De sang froid
Difficulté **
Profondeur ****
Originalité ****
Emotions ****
Le Zola des sixties ? La volonté implacable de décrire tous les aspects du meurtre de quatre membres d’une même famille fait de cette œuvre un retour sans concession au naturalisme. 8 millions d'exemplaires vendus viennent en reconnaître la réussite.
La qualité de l’écriture et de la traduction, jointe à un talent redoutable pour livrer chaque pièce du puzzle au moment juste, maintiennent l’intérêt du lecteur pour une histoire qui flirte parfois avec le morbide.

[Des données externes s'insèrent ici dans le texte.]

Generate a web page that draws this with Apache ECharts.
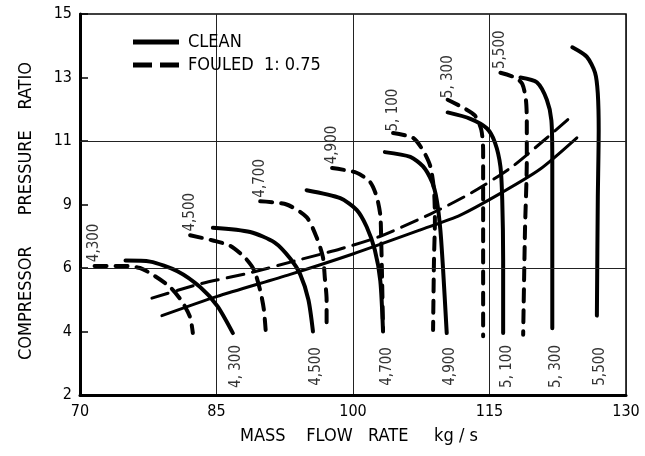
<!DOCTYPE html>
<html>
<head>
<meta charset="utf-8">
<script src="https://cdn.jsdelivr.net/npm/echarts@6/dist/echarts.min.js"></script>
<style>
  html, body { margin: 0; padding: 0; background: #fff; }
  #chart { width: 645px; height: 456px; }
</style>
</head>
<body>
<div id="chart"></div>
<script>
// pressure ratio labels, evenly spaced on the original figure
const yTicks = [2, 4, 6, 9, 11, 13, 15];
const yGridAt = [6, 11];

const cleanNames = ['4, 300', '4,500', '4,700', '4,900', '5, 100', '5, 300', '5,500'];
const fouledNames = ['4,300', '4,500', '4,700', '4,900', '5, 100', '5, 300', '5,500'];

// [mass flow kg/s, pressure ratio]
const clean4300 = [[75.0, 6.35], [77.7, 6.3], [80.7, 5.9], [83.2, 5.4], [85.1, 4.8], [86.8, 3.95]];
const clean4500 = [[84.6, 7.9], [88.7, 7.7], [91.4, 7.2], [93.1, 6.45], [94.2, 5.8], [95.1, 5.0], [95.6, 4.0]];
const clean4700 = [[94.9, 9.45], [98.6, 9.2], [100.4, 8.75], [101.5, 7.95], [102.4, 6.85], [103.0, 5.6], [103.3, 4.0]];
const clean4900 = [[103.5, 10.65], [106.3, 10.5], [107.7, 10.2], [108.7, 9.7], [109.2, 9.15], [109.6, 7.8], [109.9, 5.95], [110.3, 3.95]];
const clean5100 = [[110.4, 11.9], [112.9, 11.7], [114.7, 11.4], [115.6, 10.95], [116.2, 10.2], [116.4, 9.15], [116.5, 6.4], [116.5, 3.95]];
const clean5300 = [[118.4, 13.0], [120.2, 12.85], [121.3, 12.3], [121.8, 11.65], [121.9, 10.4], [121.9, 7.8], [121.9, 4.1]];
const clean5500 = [[124.1, 13.95], [125.7, 13.65], [126.6, 13.15], [126.9, 12.5], [127.0, 11.35], [126.9, 9.15], [126.8, 4.5]];

const fouled4300 = [[71.6, 6.1], [74.7, 6.1], [76.6, 6.0], [78.2, 5.75], [79.9, 5.4], [81.2, 4.95], [82.1, 4.45], [82.4, 3.95]];
const fouled4500 = [[82.1, 7.55], [84.6, 7.3], [86.5, 7.05], [88.1, 6.5], [89.1, 5.95], [89.8, 5.3], [90.2, 4.7], [90.4, 4.05]];
const fouled4700 = [[89.8, 9.1], [92.7, 9.0], [94.9, 8.4], [96.0, 7.45], [96.7, 6.5], [96.9, 5.7], [97.1, 5.0], [97.1, 4.25]];
const fouled4900 = [[97.7, 10.15], [100.4, 10.0], [101.9, 9.7], [102.6, 9.25], [103.0, 8.5], [103.1, 7.3], [103.2, 5.6], [103.3, 4.05]];
const fouled5100 = [[104.4, 11.25], [106.6, 11.1], [107.7, 10.7], [108.5, 10.2], [108.9, 9.45], [109.0, 8.25], [108.9, 6.4], [108.8, 4.05]];
const fouled5300 = [[110.4, 12.3], [112.1, 12.05], [113.4, 11.8], [114.1, 11.35], [114.3, 10.7], [114.3, 9.15], [114.3, 3.85]];
const fouled5500 = [[116.2, 13.15], [117.8, 13.0], [118.6, 12.8], [119.0, 12.3], [119.1, 11.65], [119.1, 10.4], [118.9, 7.8], [118.7, 3.9]];

// surge lines
const cleanSurge = [[79.0, 4.5], [85.0, 5.1], [93.1, 5.8], [99.9, 6.65], [107.4, 7.8], [111.8, 8.5], [116.2, 9.35], [120.5, 10.1], [124.6, 11.1]];
const fouledSurge = [[77.9, 5.05], [83.2, 5.5], [88.7, 5.85], [94.2, 6.4], [98.6, 6.9], [103.0, 7.5], [108.5, 8.55], [112.9, 9.35], [117.3, 10.15], [120.9, 11.0], [124.1, 11.8]];

const cleanLines = [clean4300, clean4500, clean4700, clean4900, clean5100, clean5300, clean5500];
const fouledLines = [fouled4300, fouled4500, fouled4700, fouled4900, fouled5100, fouled5300, fouled5500];

const CLEAN = 'CLEAN';
const FOULED = 'FOULED  1: 0.75';
const FONT = '"DejaVu Sans Condensed", "DejaVu Sans", sans-serif';

// the y axis is drawn by tick index, values are mapped piecewise between the labels
function yPos(pr) {
  for (let i = 0; i < yTicks.length - 2; i++) {
    if (pr <= yTicks[i + 1]) return i + (pr - yTicks[i]) / (yTicks[i + 1] - yTicks[i]);
  }
  const n = yTicks.length - 2;
  return n + (pr - yTicks[n]) / (yTicks[n + 1] - yTicks[n]);
}
const toAxis = pts => pts.map(p => [p[0], yPos(p[1])]);

const dashSpeed = [12, 9];
const dashSurge = [17, 9];

function lineSeries(name, pts, width, type) {
  return {
    name: name,
    type: 'line',
    data: toAxis(pts),
    smooth: 0.25,
    showSymbol: false,
    symbol: 'none',
    silent: true,
    lineStyle: { color: '#000', width: width, type: type, cap: 'round', join: 'round' },
    itemStyle: { color: '#000' },
    emphasis: { disabled: true },
    z: 3
  };
}

let series = [];
cleanLines.forEach(l => series.push(lineSeries(CLEAN, l, 4, 'solid')));
fouledLines.forEach(l => series.push(lineSeries(FOULED, l, 4, dashSpeed)));
series.push(lineSeries(CLEAN, cleanSurge, 3, 'solid'));
series.push(lineSeries(FOULED, fouledSurge, 3, dashSurge));

// horizontal grid lines at 6 and 11 only
series[0].markLine = {
  silent: true,
  symbol: 'none',
  label: { show: false },
  lineStyle: { color: '#222', width: 1, type: 'solid' },
  data: yGridAt.map(v => ({ yAxis: yPos(v) }))
};

const labelStyle = {
  show: true,
  position: 'inside',
  rotate: 90,
  align: 'center',
  verticalAlign: 'middle',
  color: '#000',
  fontSize: 15,
  fontFamily: FONT
};

// clean speed labels below the line ends
series.push({
  type: 'scatter',
  silent: true,
  symbolSize: 1,
  itemStyle: { color: 'rgba(0,0,0,0)' },
  data: cleanLines.map((l, i) => ({
    value: [l[l.length - 1][0] + 0.4, yPos(2.9)],
    label: Object.assign({}, labelStyle, { formatter: cleanNames[i] })
  }))
});
// fouled speed labels above the line starts (offset is in the rotated frame)
series.push({
  type: 'scatter',
  silent: true,
  symbolSize: 1,
  itemStyle: { color: 'rgba(0,0,0,0)' },
  data: fouledLines.map((l, i) => ({
    value: [l[0][0], yPos(l[0][1])],
    label: Object.assign({}, labelStyle, { formatter: fouledNames[i], offset: [23, 0] })
  }))
});

const option = {
  backgroundColor: '#fff',
  animation: false,
  textStyle: { fontFamily: FONT },
  grid: {
    left: 80, right: 19, top: 14, bottom: 61,
    show: true, borderColor: '#000', borderWidth: 1.5
  },
  legend: {
    data: [
      { name: CLEAN, icon: 'path://M0,0h46v5h-46z' },
      { name: FOULED, icon: 'path://M0,0h19v5h-19z M27,0h19v5h-19z' }
    ],
    orient: 'vertical',
    left: 128,
    top: 28,
    itemWidth: 46,
    itemHeight: 5,
    itemGap: 5,
    selectedMode: false,
    itemStyle: { color: '#000' },
    textStyle: { fontSize: 18, color: '#000', fontFamily: FONT, padding: [0, 0, 0, 4] }
  },
  xAxis: {
    type: 'value',
    min: 70, max: 130, interval: 15,
    name: 'MASS    FLOW   RATE     kg / s',
    nameLocation: 'middle',
    nameGap: 32,
    nameTextStyle: { fontSize: 18, color: '#000', fontFamily: FONT, padding: [0, 0, 0, 12] },
    axisLine: { lineStyle: { color: '#000', width: 3 } },
    axisTick: { show: false },
    axisLabel: { fontSize: 16, color: '#000', margin: 9, fontFamily: FONT },
    splitLine: { show: true, lineStyle: { color: '#222', width: 1 } }
  },
  yAxis: {
    type: 'value',
    min: 0, max: yTicks.length - 1, interval: 1,
    name: 'COMPRESSOR      PRESSURE    RATIO',
    nameLocation: 'middle',
    nameGap: 45,
    nameRotate: 90,
    nameTextStyle: { fontSize: 18, color: '#000', fontFamily: FONT, padding: [0, 13, 0, 0] },
    axisLine: { lineStyle: { color: '#000', width: 3 } },
    axisTick: { show: true, inside: true, length: 8, lineStyle: { color: '#000', width: 1.5 } },
    axisLabel: { fontSize: 16, color: '#000', margin: 8, fontFamily: FONT, formatter: v => String(yTicks[v]) },
    splitLine: { show: false }
  },
  series: series
};

const chart = echarts.init(document.getElementById('chart'));
chart.setOption(option);
</script>
</body>
</html>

L’observation se veut en effet exhaustive : l’histoire et la psychologie des victimes, des assassins, des policiers, des amis, des familles, des compagnons de cellule… sont décrites avec finesse et imagination. Le point de vue narratif se déplace ainsi à plusieurs reprises : parfois externe, parfois interne (le shérif, le tueur …), pour fournir des variations nécessaires à des perceptions distinctes du même événement.

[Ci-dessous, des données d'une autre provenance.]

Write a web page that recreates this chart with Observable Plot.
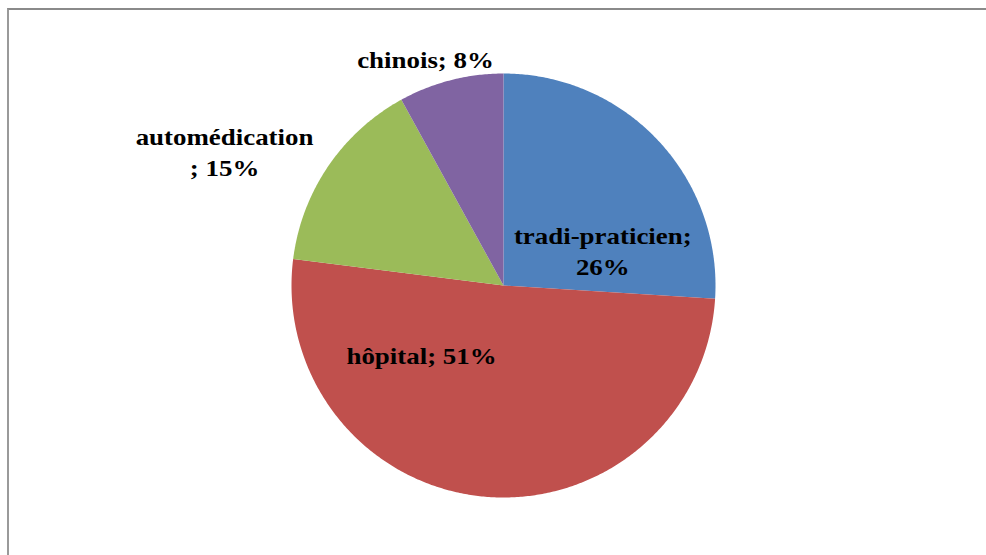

La rigueur naturaliste contraint enfin son auteur à inclure les commentaires les plus vils et les plus stupides au sein de son histoire, dans une concession douloureuse à la bêtise du genre humain.

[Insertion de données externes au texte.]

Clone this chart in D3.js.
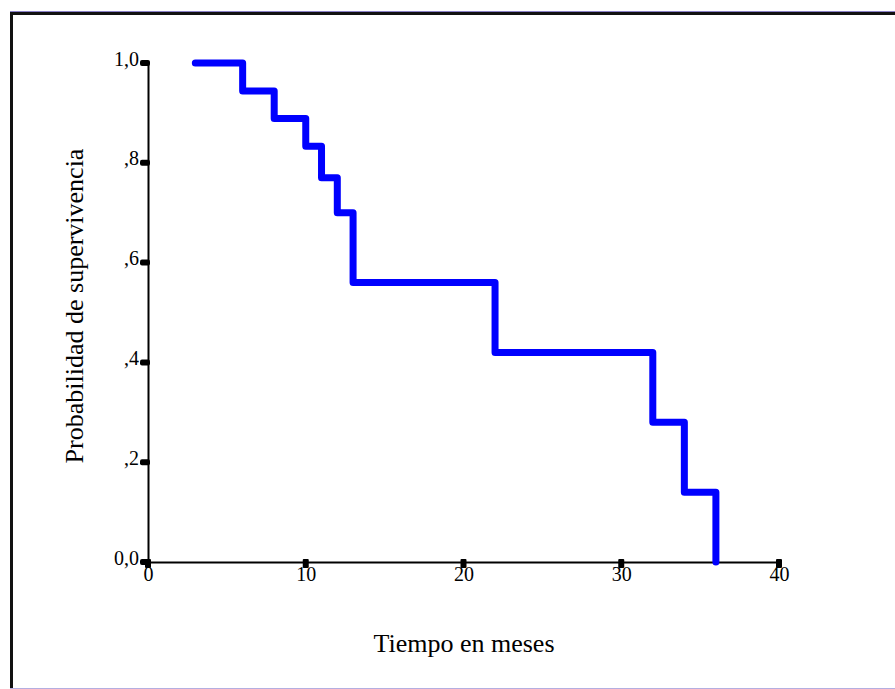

Les sujets sociétaux (peine de mort, vengeance, enfance difficile) sont exposés sans complaisance et sans jugement, à une époque plus dure que la nôtre. La dernière partie de l’oeuvre analyse la psyché des tueurs sans mobile, avec une réflexion sur leur enfance et leurs affects, pour la première étude littéraire de la figure aujourd’hui classique du psychopathe.
La sensibilité de l’auteur le place parmi les grands. Rarement la comédie humaine n’aura autant mérité son nom dans cette affaire atroce et absurde qu’un écrivain génial a sublimé par sa compréhension et son affection pour le genre humain.